The parent information booklet sets out a long school day compared with many local secondaries. Gates open at 8.00am, registration closes at 8.15am, and the day typically ends at 4.00pm Monday to Thursday, with an earlier finish at 12.50pm on Friday. The same document describes lunchtime arrangements as on-site, and it outlines expectations around water bottles and ordering lunches in advance.
Uniform expectations are explicit and traditional, and families should read the current uniform list carefully before committing, particularly around permitted items and what the school expects day-to-day.
This is an independent school with tuition fees. The most recent official published fee information located for this review is not a 2025 to 2026 fee schedule. The February 2024 Ofsted report lists annual day fees in the range £3,500 to £4,000 at the time of that inspection, and the school’s 2024 to 2025 parent information booklet sets out a year-group fee structure including examination-related charges for Year 10.
Because a verified 2025 to 2026 fee table was not found in the official materials accessed for this review, parents should treat current fees, payment schedules, and any reductions or support as a confirm-at-source item directly with the school, ideally in writing, before making decisions.
Inspection trajectory and consistency. The school has a recent improvement story, but parents should ask how leaders check that curriculum changes and teaching expectations are consistent across subjects and year groups, not only in a few areas.
A long and distinctive day structure. The timetable includes morning Quranic and Islamic studies elements and later finishes on most weekdays. This suits some students well, but it changes the rhythm of homework, clubs, and family logistics.
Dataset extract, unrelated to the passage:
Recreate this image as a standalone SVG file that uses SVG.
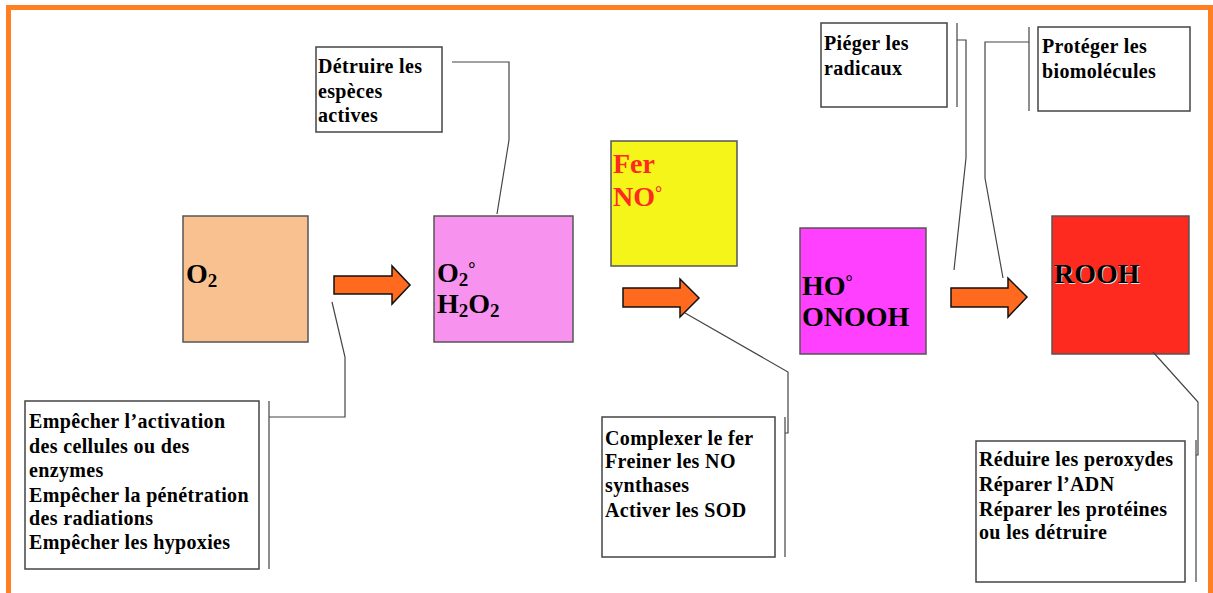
<svg xmlns="http://www.w3.org/2000/svg" width="1213" height="593" viewBox="0 0 1213 593">
<style>
.box{stroke:#555;stroke-width:1.5}
.lbl{fill:#fff;stroke:#444;stroke-width:1.5}
.t{font-family:"Liberation Serif","Times New Roman",serif;font-weight:bold;font-size:20px;letter-spacing:0.35px;fill:#000}
.sp{font-family:"Liberation Serif","Times New Roman",serif;font-weight:bold;font-size:28px;fill:#000}
.red{fill:#FF2A1F}
.sub{font-size:19px}
.deg{font-size:18px}
.arrow{fill:#FF6A1E;stroke:#111;stroke-width:1.5;stroke-linejoin:miter}
.con{fill:none;stroke:#444;stroke-width:1.2}
</style>
<rect x="8.5" y="7.5" width="1202" height="610" fill="#fff" stroke="#FF8022" stroke-width="5"/>

<g id="o2">
<rect class="box" x="183" y="216" width="125" height="126" fill="#F9C190"/>
<text class="sp" x="186" y="283">O<tspan class="sub" dy="4">2</tspan></text>
</g>

<g id="h2o2">
<rect class="box" x="434" y="216" width="139" height="126" fill="#F792EE"/>
<text class="sp" x="437" y="282">O<tspan class="sub" dy="4">2</tspan><tspan class="deg" dy="-11">°</tspan></text>
<text class="sp" x="437" y="313">H<tspan class="sub" dy="4">2</tspan><tspan dy="-4">O</tspan><tspan class="sub" dy="4">2</tspan></text>
</g>

<g id="fer">
<rect class="box" x="611" y="141" width="126" height="125" fill="#F5F51A"/>
<text class="sp red" x="613" y="173">Fer</text>
<text class="sp red" x="613" y="206">NO<tspan class="deg" dy="-7">°</tspan></text>
</g>

<g id="ho">
<rect class="box" x="800" y="228" width="126" height="126" fill="#FF40FF"/>
<text class="sp" x="802" y="295">HO<tspan class="deg" dy="-7">°</tspan></text>
<text class="sp" x="802" y="326">ONOOH</text>
</g>

<g id="rooh">
<rect class="box" x="1052" y="216" width="137" height="138" fill="#FF2A1F"/>
<text class="sp" x="1055" y="284" style="fill:#ddd">ROOH</text>
<text class="sp" x="1054" y="283">ROOH</text>
</g>

<g id="detruire">
<rect class="lbl" x="316" y="47" width="126" height="85"/>
<text class="t" x="318" y="73">Détruire les</text>
<text class="t" x="318" y="98">espèces</text>
<text class="t" x="318" y="122">actives</text>
</g>

<g id="empecher">
<rect class="lbl" x="25" y="401" width="234" height="168"/>
<text class="t" x="29" y="428">Empêcher l’activation</text>
<text class="t" x="29" y="453">des cellules ou des</text>
<text class="t" x="29" y="477">enzymes</text>
<text class="t" x="29" y="502">Empêcher la pénétration</text>
<text class="t" x="29" y="525">des radiations</text>
<text class="t" x="29" y="549">Empêcher les hypoxies</text>
</g>

<g id="complexer">
<rect class="lbl" x="602" y="417" width="173" height="140"/>
<text class="t" x="605" y="445">Complexer le fer</text>
<text class="t" x="605" y="468">Freiner les NO</text>
<text class="t" x="605" y="492">synthases</text>
<text class="t" x="605" y="517">Activer les SOD</text>
</g>

<g id="pieger">
<rect class="lbl" x="821" y="23" width="126" height="84"/>
<text class="t" x="824" y="50">Piéger les</text>
<text class="t" x="824" y="75">radicaux</text>
</g>

<g id="proteger">
<rect class="lbl" x="1038" y="27" width="152" height="84"/>
<text class="t" x="1042" y="53">Protéger les</text>
<text class="t" x="1042" y="78">biomolécules</text>
</g>

<g id="reduire">
<rect class="lbl" x="976" y="441" width="209" height="141"/>
<text class="t" x="979" y="466">Réduire les peroxydes</text>
<text class="t" x="979" y="491">Réparer l’ADN</text>
<text class="t" x="979" y="516">Réparer les protéines</text>
<text class="t" x="979" y="539">ou les détruire</text>
</g>

<g id="connectors">
<polygon class="arrow" points="334,276 392,276 392,266 410,285 392,304 392,294 334,294"/>
<polygon class="arrow" points="623,288 680,288 680,279 699,298 680,317 680,307 623,307"/>
<polygon class="arrow" points="951,288 1008,288 1008,278 1027,297 1008,317 1008,307 951,307"/>
<polyline class="con" points="452,62 509,62 509,140 497,214"/>
<polyline class="con" points="332,302 345,357 345,417 269,417"/>
<line class="con" x1="269" y1="401" x2="269" y2="569"/>
<polyline class="con" points="685,313 788,372 788,433 785,433"/>
<line class="con" x1="785" y1="417" x2="785" y2="557"/>
<line class="con" x1="957" y1="23" x2="957" y2="107"/>
<polyline class="con" points="957,40 966,40 966,158 954,270"/>
<line class="con" x1="1029" y1="27" x2="1029" y2="111"/>
<polyline class="con" points="1029,42 985,42 985,178 1003,278"/>
<polyline class="con" points="1153,352 1198,402 1198,455 1196,455"/>
<line class="con" x1="1196" y1="440" x2="1196" y2="582"/>
</g>
</svg>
Limited published destinations evidence. With no sixth form and no detailed destinations breakdown in reviewed materials, families should ask for clear careers guidance examples and post-16 support.
Small-school experience. A small roll can mean closer relationships and clearer routines, but it can also mean narrower subject staffing and fewer peer-group options. It is worth asking about class sizes, sets, and how option blocks are built at Key Stage 4.
This is a faith-informed, independent day school with a highly structured routine and a curriculum model that blends GCSE study with a substantial Islamic studies and Hifz component. The recent inspection record indicates that leadership has made concrete improvements since early 2024, with continued importance on embedding consistency. Best suited to families who actively want the school’s ethos and day structure, and whose child benefits from clear boundaries, strong routines, and a smaller setting.
It is a school with a clear ethos and a strong focus on routines, conduct, and structured learning, and it has an active improvement trajectory. The most recent standard inspection in February 2024 judged the school as Requires improvement, and a progress monitoring inspection in October 2024 reported that the independent school standards checked at that visit were met.
The school is independent and charges fees. The most recent official published figures located for this review were not a 2025 to 2026 schedule. The February 2024 Ofsted report lists annual day fees in the range £3,500 to £4,000 at that time, and the 2024 to 2025 parent information booklet includes a year-group fee structure. Parents should confirm the current 2025 to 2026 fees directly with the school.
Year 7 is the main entry point, with places described as limited and organised into three forms. Applicants sit entrance tests in mathematics and English, and those who do well are invited to interview with parents, subject to places remaining. The school advises applying by 31 October for September entry.
The school’s Attainment 8 score is 50.4, and it ranks 1,875th in England for GCSE outcomes in the FindMySchool ranking based on official data. In Walsall, it ranks 8th in the local area.
The English department describes a Reading club and a Debating club, and it references theatre trips linked to set texts plus an in-school seminar run by a professional poet. The school’s galleries also show educational visits such as RAF Cosford, Warwick Castle, and Jodrell Bank Discovery Centre.